Nick Williams, managing partner of Arnolds Keys, discusses potential  property tax changes in the budget.

When Chancellor Rachel Reeves delivers her first budget on October 30, we are likely to see some radical tax changes. While the Labour manifesto ruled out any rises in income tax, national insurance and VAT, it seems certain that capital taxes will be high on the chancellor’s list when it comes to looking for new sources of income.  

Shifting the balance of taxation on earned and unearned income has long been an aspiration of the Labour Party, and with a newly-minted huge majority, now is the politically adept time to be tackling this issue.

Nick Williams, managing partner of Arnolds KeysNick Williams, managing partner of Arnolds Keys (Image: Arnolds Keys)

What this will mean for property taxes is less clear. Various commentators – and not just on the left of politics – have called for a unified land and buildings tax to replace the current system of council tax (which is based on valuations that are now more than three decades old), stamp duty (which, as it is only payable when a property is purchased, could be said to encourage people to stay put) and business rates (which many argue is not working well).

It is unlikely that such a radical change will be brought in without consultation, so therefore probably not in next month’s budget. But we may see some signposting of the chancellor’s aspirations in this area when she delivers her speech.

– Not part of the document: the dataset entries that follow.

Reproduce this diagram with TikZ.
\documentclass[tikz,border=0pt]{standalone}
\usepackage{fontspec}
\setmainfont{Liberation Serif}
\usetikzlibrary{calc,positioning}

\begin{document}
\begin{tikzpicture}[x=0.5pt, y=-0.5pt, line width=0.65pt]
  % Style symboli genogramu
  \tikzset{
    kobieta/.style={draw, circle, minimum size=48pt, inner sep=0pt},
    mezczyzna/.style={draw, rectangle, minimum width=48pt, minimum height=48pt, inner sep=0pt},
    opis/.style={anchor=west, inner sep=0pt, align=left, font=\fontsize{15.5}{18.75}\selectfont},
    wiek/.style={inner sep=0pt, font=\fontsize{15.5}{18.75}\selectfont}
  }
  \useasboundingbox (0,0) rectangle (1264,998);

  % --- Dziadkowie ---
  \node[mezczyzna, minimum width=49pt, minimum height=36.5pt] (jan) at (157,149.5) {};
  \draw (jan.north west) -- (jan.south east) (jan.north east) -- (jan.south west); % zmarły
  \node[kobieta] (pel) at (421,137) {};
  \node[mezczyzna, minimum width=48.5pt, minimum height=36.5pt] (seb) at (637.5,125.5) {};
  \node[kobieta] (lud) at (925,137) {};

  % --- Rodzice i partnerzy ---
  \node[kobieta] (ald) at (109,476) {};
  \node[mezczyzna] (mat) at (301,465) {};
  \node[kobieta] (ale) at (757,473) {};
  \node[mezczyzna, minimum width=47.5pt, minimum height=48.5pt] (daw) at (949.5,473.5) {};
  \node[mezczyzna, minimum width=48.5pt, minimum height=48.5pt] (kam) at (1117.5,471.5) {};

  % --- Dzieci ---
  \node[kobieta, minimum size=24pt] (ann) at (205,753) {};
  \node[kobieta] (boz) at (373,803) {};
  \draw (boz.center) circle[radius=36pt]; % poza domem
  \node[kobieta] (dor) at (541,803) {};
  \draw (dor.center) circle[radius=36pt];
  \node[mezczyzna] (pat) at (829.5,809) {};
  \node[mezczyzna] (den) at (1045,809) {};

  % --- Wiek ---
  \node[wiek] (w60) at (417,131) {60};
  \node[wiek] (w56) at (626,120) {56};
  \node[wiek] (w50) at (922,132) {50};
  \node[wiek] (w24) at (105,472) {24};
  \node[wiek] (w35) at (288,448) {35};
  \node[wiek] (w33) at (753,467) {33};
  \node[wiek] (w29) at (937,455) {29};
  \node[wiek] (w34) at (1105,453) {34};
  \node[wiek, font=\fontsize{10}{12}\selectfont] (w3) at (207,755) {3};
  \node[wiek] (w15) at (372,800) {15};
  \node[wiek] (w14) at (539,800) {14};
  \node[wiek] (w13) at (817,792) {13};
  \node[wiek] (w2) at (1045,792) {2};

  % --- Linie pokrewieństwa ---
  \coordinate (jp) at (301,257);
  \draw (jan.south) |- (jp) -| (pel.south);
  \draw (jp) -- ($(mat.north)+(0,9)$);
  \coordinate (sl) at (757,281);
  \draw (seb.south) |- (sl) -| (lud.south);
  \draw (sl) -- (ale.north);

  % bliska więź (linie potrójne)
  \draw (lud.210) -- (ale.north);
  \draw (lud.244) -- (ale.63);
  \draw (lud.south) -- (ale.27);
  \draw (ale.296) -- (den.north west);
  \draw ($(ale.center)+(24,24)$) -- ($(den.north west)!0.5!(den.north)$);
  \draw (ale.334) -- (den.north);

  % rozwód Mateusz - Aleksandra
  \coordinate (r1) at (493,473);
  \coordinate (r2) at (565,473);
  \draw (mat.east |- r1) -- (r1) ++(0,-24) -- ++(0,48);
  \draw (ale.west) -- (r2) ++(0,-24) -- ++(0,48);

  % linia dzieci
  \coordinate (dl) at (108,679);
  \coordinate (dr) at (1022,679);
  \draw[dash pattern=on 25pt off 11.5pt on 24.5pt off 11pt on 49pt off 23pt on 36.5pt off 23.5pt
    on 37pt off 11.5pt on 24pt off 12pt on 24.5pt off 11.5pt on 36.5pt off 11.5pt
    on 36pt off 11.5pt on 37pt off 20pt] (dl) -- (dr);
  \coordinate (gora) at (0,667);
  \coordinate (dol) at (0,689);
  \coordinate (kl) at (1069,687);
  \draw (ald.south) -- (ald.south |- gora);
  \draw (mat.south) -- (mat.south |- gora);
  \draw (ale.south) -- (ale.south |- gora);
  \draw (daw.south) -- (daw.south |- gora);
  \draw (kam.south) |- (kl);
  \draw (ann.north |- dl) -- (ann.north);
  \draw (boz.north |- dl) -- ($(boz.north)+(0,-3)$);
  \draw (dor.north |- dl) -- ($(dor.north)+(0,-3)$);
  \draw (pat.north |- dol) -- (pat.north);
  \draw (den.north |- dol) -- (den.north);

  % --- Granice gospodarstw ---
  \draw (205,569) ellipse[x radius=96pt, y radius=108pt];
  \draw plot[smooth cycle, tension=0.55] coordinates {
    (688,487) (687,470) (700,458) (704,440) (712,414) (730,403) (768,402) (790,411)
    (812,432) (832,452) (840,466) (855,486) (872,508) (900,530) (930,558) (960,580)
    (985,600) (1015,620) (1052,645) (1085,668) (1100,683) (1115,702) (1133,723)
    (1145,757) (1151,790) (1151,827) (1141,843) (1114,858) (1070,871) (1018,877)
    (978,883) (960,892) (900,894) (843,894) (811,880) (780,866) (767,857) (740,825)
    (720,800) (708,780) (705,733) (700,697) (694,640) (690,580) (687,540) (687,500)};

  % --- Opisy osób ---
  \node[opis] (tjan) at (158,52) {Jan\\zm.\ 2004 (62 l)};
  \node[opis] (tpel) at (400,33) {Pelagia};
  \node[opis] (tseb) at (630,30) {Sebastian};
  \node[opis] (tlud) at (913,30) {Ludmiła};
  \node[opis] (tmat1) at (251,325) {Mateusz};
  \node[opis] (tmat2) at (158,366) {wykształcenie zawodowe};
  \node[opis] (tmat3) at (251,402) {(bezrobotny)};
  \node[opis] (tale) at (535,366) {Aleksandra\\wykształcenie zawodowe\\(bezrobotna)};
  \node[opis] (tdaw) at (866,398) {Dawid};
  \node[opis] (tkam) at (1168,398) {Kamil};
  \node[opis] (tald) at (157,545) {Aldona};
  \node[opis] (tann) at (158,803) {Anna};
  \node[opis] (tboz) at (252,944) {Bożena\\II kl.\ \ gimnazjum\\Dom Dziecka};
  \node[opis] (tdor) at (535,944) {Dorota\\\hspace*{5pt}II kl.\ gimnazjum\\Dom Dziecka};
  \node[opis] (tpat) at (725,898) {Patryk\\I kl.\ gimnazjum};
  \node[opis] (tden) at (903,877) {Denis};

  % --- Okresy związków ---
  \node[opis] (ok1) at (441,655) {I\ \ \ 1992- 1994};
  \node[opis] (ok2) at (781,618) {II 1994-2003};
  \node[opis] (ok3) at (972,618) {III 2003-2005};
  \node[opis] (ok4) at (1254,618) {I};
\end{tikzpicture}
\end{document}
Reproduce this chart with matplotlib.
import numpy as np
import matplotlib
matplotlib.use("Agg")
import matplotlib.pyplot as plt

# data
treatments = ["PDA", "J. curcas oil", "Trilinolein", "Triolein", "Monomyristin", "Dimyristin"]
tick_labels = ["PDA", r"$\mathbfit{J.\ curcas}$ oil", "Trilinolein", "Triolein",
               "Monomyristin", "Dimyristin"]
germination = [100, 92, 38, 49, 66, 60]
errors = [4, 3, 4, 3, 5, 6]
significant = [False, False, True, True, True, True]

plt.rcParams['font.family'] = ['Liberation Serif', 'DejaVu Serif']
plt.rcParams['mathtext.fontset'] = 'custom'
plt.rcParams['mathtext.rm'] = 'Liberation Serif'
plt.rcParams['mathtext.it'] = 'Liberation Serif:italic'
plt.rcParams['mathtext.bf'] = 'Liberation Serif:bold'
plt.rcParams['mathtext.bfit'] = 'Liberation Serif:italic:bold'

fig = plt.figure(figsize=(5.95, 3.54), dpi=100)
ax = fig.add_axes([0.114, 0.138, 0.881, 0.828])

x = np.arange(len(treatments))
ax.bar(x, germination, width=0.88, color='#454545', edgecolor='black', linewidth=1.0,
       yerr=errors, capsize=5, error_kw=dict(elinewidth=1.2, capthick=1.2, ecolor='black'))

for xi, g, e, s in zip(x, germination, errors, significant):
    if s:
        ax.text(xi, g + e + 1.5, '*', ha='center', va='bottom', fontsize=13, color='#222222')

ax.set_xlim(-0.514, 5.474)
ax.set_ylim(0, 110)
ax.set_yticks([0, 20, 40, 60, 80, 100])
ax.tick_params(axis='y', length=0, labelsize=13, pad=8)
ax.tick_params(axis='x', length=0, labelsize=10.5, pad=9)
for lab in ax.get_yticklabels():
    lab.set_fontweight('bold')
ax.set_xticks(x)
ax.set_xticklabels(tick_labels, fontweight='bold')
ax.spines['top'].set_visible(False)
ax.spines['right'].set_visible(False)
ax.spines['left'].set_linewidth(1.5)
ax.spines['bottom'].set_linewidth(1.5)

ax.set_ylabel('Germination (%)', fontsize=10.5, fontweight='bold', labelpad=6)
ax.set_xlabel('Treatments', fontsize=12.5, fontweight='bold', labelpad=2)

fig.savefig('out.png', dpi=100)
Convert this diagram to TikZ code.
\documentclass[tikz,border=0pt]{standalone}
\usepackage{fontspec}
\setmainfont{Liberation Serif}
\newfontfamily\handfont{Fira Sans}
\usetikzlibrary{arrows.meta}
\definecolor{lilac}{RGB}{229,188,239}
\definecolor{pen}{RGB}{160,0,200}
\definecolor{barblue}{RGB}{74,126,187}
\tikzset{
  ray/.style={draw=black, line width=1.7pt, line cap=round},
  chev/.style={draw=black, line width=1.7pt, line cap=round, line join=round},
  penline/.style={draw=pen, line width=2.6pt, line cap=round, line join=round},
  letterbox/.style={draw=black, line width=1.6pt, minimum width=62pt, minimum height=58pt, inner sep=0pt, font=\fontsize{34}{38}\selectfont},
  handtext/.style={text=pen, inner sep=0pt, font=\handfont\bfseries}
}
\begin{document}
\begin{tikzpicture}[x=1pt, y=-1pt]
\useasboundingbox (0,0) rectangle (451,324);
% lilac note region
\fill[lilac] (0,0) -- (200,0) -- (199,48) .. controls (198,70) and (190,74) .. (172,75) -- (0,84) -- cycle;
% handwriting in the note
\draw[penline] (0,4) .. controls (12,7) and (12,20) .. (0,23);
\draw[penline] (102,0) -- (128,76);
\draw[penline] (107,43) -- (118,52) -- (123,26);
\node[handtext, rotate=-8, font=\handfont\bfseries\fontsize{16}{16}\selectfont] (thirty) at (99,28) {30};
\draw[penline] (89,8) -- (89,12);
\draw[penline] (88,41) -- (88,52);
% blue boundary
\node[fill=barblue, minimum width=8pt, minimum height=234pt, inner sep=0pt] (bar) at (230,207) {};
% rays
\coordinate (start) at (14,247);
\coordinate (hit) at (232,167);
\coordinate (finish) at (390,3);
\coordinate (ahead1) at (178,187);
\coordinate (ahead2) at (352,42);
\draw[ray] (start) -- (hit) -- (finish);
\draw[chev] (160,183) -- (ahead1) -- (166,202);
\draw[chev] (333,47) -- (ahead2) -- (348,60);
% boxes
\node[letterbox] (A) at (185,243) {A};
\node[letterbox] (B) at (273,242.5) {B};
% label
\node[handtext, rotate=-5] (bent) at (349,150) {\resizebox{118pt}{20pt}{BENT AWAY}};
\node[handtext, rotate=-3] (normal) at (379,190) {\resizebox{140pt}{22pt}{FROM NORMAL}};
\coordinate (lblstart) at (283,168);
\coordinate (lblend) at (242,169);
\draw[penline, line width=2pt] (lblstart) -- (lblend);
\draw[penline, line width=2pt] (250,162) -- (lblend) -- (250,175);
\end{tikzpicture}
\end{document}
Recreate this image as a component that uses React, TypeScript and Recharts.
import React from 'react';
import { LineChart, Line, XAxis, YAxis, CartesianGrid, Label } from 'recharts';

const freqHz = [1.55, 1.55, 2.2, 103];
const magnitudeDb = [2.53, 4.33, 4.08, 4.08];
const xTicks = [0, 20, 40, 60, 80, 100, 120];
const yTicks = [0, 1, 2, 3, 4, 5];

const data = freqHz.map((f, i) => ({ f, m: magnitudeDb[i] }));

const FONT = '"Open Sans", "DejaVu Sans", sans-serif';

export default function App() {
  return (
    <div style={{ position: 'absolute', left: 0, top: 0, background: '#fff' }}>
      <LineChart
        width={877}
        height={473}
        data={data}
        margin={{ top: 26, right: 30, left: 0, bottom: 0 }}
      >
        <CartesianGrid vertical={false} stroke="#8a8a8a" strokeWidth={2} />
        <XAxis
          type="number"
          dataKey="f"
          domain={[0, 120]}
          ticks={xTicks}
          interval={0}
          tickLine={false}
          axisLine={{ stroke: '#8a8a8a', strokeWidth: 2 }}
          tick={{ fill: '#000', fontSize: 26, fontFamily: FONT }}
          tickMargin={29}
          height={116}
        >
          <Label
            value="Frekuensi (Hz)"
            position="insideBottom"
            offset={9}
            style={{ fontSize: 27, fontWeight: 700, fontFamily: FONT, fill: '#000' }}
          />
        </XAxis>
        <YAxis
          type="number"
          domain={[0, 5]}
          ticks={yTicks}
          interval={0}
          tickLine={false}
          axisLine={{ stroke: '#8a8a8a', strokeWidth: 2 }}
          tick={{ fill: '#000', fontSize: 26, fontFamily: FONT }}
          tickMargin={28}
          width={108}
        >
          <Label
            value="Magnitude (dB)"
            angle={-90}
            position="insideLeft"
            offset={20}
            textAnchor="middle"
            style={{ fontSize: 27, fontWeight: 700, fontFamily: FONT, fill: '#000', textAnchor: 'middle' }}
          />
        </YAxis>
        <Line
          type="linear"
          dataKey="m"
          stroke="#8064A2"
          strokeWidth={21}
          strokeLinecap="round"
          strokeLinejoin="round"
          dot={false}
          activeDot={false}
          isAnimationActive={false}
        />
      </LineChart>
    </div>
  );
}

Much more likely will be an increase in capital taxes, with the potential for higher rates and/or lower allowances, as well as the possible reining in of benefits such as Business Property Relief. It is almost certain that the headline rate of capital gains tax will rise; the direction of travel will be to equalise these with income tax rates, although that may happen in steps and not all at once.

So what should the property investor do, given that they could be facing considerably higher tax bills when they come to divest their portfolios?  

Someone who is considering selling anyway should probably get on with it (it is not impossible that any change will be introduced immediately), but planning your investment strategy solely based on tax considerations can be one-dimensional.  

There are many things to take into consideration: potential income from rents, future capital growth, and the fact that property investment can be leveraged in a way that a cash investment never can. The answer is, as ever, to think in the long-term; short-term panic is often the wrong answer.